The power analysis conducted for this evaluation in Myers et. al. (1993) suggests that for any binary outcome measure, the study sample design allows for the detection of an impact of 0.10 to 0.15 standard deviations, depending on the effective sample size available for the analysis. This means that the sample design allows for the detection of an impact of 4 to 6 percentage points for postsecondary enrollment (assuming a 75 percent enrollment rate) and 5 to 7 percentage points for completion of a postsecondary credential (assuming a 30 percent completion rate). Under the assumptions of these power calculations, the study would identify an impact that is significant at the 5 percent level 80 percent of the time; however, we may find smaller impacts that are significant, as well as larger impacts that are not. The education evaluation literature (see, for example, Cohen 1988; Lipsey and Wilson, 1993) suggests that impacts of these sizes can be considered small, and the Department of Education’s What Works Clearinghouse requires an effect size larger than 0.25 for an impact to be regarded as substantively important. Therefore, even if different from 0, the true effect is likely to be small if the estimated effect is not statistically significant, because the sample was designed to detect program effects of a small size.

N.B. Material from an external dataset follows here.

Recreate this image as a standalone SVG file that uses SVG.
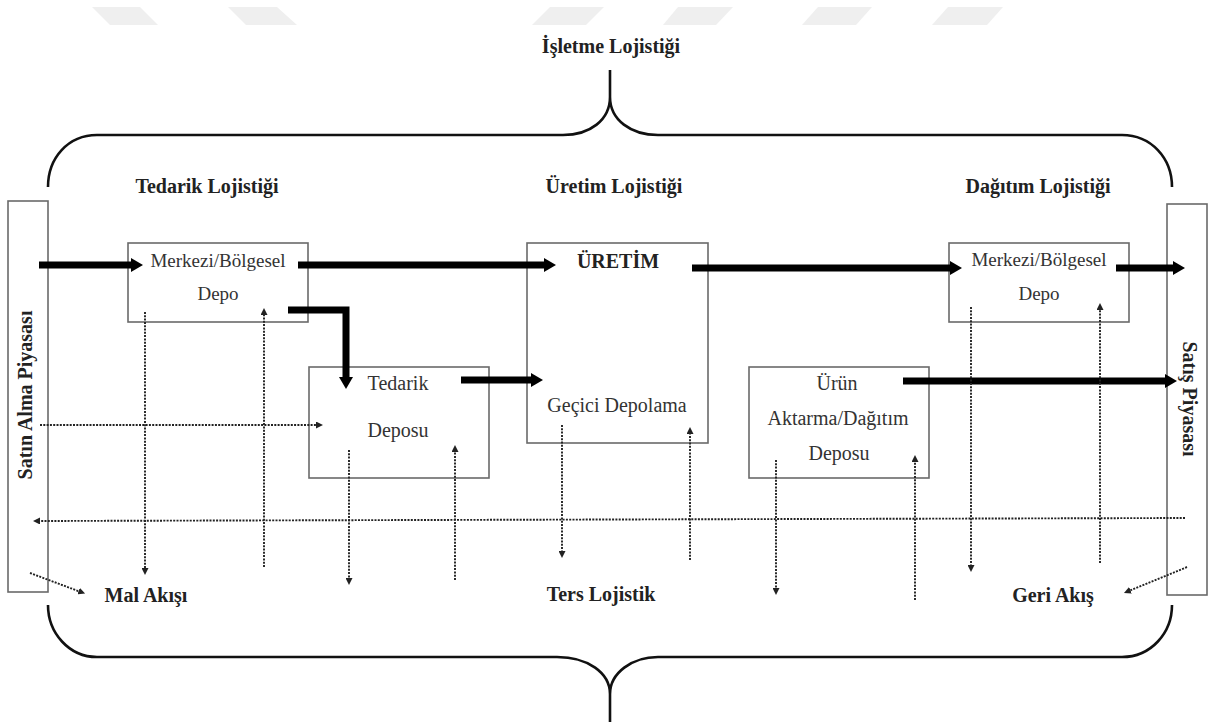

4. Potential Threats to the Study Design

A potential threat to the validity of the study is crossover or control group contamination. After randomly assigning students to the treatment and control groups, we discovered that project directors at some of the 67 projects conducting random assignment had allowed 29 control group members (2.2 percent) to participate in regular Upward Bound. In the follow-up student surveys, an alternative source of information on Upward Bound participation, 14 additional control group members (1.1 percent) reported that they had participated in Upward Bound projects, including projects not in the evaluation and thus not conducting random assignment. Upward Bound Math-Science participation was reported by 148 control group members, including 11 who had previously reported that they had participated in regular Upward Bound, and 137 (10.4 percent) who did not; see Appendix E for details on how we identify participation in Upward Bound and Upward Bound Math-Science programs. All told, 43 control group members (3.3 percent) participated in regular Upward Bound, and 180 (13.6 percent) participated in either Upward Bound or Upward Bound Math Science. In our ITT analysis, we maintained each control group member’s original status in order to preserve the comparability between the two groups due to random assignment; in our CACE analysis, all 180 were treated as noncompliers.¹²

The control group may have been affected by their experience of applying for Upward Bound and being turned away in a way that is different under the evaluation than under normal circumstances. Control group members could have been demoralized by not receiving the opportunity to enroll in the program; on the other hand, they may have been referred to other programs when they were notified that they would not be able to participate in Upward Bound. In either case, the “intervention”—a demoralizing rejection or a helpful referral—is likely to be much less intense than the Upward Bound program itself.¹³ Therefore, any potential bias in the effect estimates is likely to be small relative to the potential effects of the program.